Today Time Warner Cable began testing metered internet service in Beaumont, Texas. When I first heard about the test, I immediately panned it as a mistake that would result in poor PR and no national change to the limitless internet U.S. broadband subscribers enjoy. I was not alone as most in the Tech world believe this will be a failure. GigOM provides a strong argument on why it will not work, while my favorite sports owner of all time, Mark Cuban, provides an equally compelling argument that works when you look at it from a non-techie or baby boomer perspective. I will come back to this.
Just the other day I noted to a friend that I may be done with cable. I am not a big TV watcher to begin with, and I can get just about everything I do watch on legal sites that provide high quality streams(ie not YouTube). All I need is broadband internet access…that and College Football and the NFL to provide live streams of all their games much like CBS did with the NCAA Men’s Basketball Tournament this year or Major League Baseball is doing now. It would not be terribly difficult for me to connect a computer to my TV and suddenly have my entire digital world on demand and dropping my most expensive bill in the process. I am just one of the growing number moving in this direction.
The problem of course is Baby Boomers and those who would not adopt the online video trend until forced to. I am thinking specifically about my parents and my sister here. With zero stats on this, I am going to go out on a limb and suggest they make up the majority of cable providers current subscribers. I suspect this group’s download needs would fit nicely into Time Warner Cable’s tiered package (ie low to medium usage at best). This means the majority of cable provider customers would not push back on the change because it would not increase their bill.
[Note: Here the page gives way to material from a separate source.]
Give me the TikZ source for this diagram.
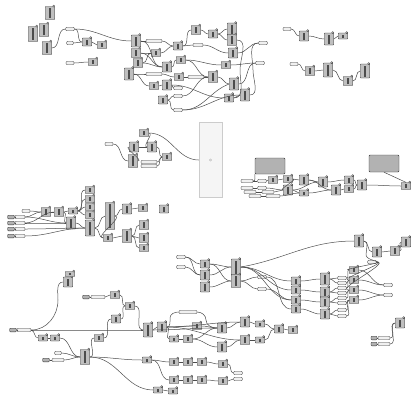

My bill would sky rocket and all the benefits of not ordering cable would quickly evaporate. I guess Time Warner Cable is not dumb after all. While this may help prolong ISPs from becoming the commodity my generation views them as, it will decidedly stunt innovation. A possible happy middle ground could be seen with Comcast’s proposed cap, but I think any metering could evolve into a slippery slope that will hurt customers in the end.